My reaction to these claims is: “Oh, really?”

How do you define “inadequate” in a way that doesn’t involve question begging?
How do you know it’s the “main” reason?
What do you mean by “traditional QA testing”?

Goldsmith addresses that last question with a bit of a swipe at the context-driven school:

Many testers just start running spontaneous tests of whatever occurs to them. Exploratory testing is a somewhat more structured form of such ad hoc test execution, which still avoids writing things down but does encourage using more conscious ways of thinking about test design to enhance identification of tests during the course of test execution. Ad hoc testing frequently combines experimentation to find out how the system works along with trying things that experience has shown are likely to prompt common types of errors.

Spontaneous tests often reveal defects, partly because testers tend to gravitate toward tests that surface commonly occurring errors and partly because developers generally make so many errors that one can’t help but find some of them. Even ad hoc testing advocates sometimes acknowledge the inherent risks of relying on memory rather than on writing, but they tend not to realize the approach’s other critical limitations.

By definition, ad hoc testing doesn’t begin until after the code has been written, so it can only catch — but not help prevent — defects. Also, ad hoc testing mainly identifies low-level design and coding errors. Despite often being referred to as “contextual” testing, ad hoc methods seldom have suitable context to identify code that is “working” but in the service of erroneous designs, and they have even less context to detect what’s been omitted due to incorrect or missing requirements.

I’m not sure where Goldsmith got his information about the Context-driven approach to testing, but what he’s describing ain’t it! See here and here for much better descriptions.

Goldsmith contrasts “traditional QA testing” with something he calls “proactive testing.” Aside from “starting early by identifying and analyzing the biggest risks,” the proactive tester

…enlists special risk identification techniques to reveal many large risks that are ordinarily overlooked, as well as the ones that aren’t.

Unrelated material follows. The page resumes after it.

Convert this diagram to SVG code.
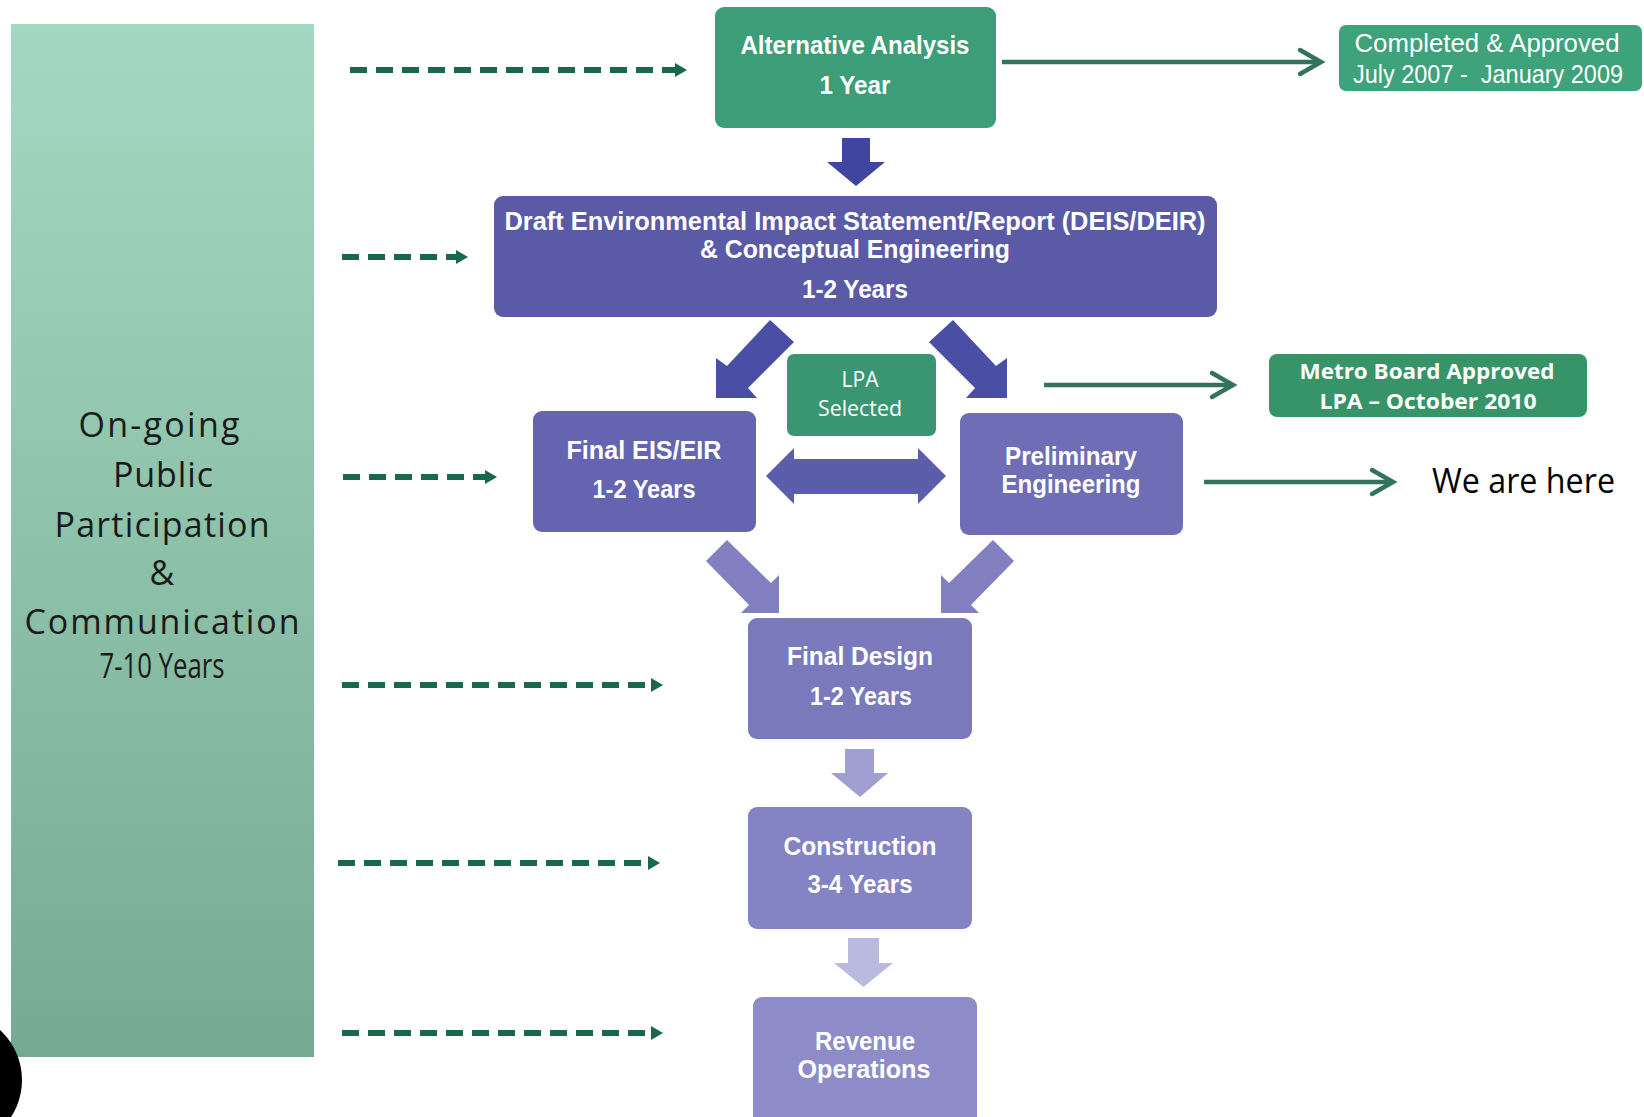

These test design techniques are so powerful because they don’t merely react to what’s been stated in the design. Instead, these methods come at the situation from a variety of testing orientations. A testing orientation generally spots issues that a typical development orientation misses; the more orientations we use, the more we tend to spot. [my emphasis]

What are these “special risk identification techniques”? Goldsmith doesn’t say. To me, this is an enormous red flag that we’re probably dealing with a charlatan, here. Is he hoping that desperate people will pay him to learn what these apparently amazing techniques are?

His advice for ensuring a project’s requirements are “adequate” is similarly unhelpful. As near as I can figure it, reading his article, his solution amounts to making sure that you know what the “REAL” [emphasis Goldsmith] requirements are at the start of the project, so you don’t waste time on the requirements that aren’t “REAL”.

Is “REAL” an acronym for something illuminating? No. Goldsmith says he’s capitalizing to avoid the possibility of page formatting errors. He defines it as “real and right” and “needed” and “the requirements we end up with” and “business requirements.” Apparently, then, “most” projects that have difficulties are focusing on “product requirements” instead of “business requirements.”

Let’s say that again: To ensure your requirements are adequate you must ensure you’ve defined the right requirements.

I see stuff like this and start to wonder if perhaps my reading comprehension has taken a sudden nose dive.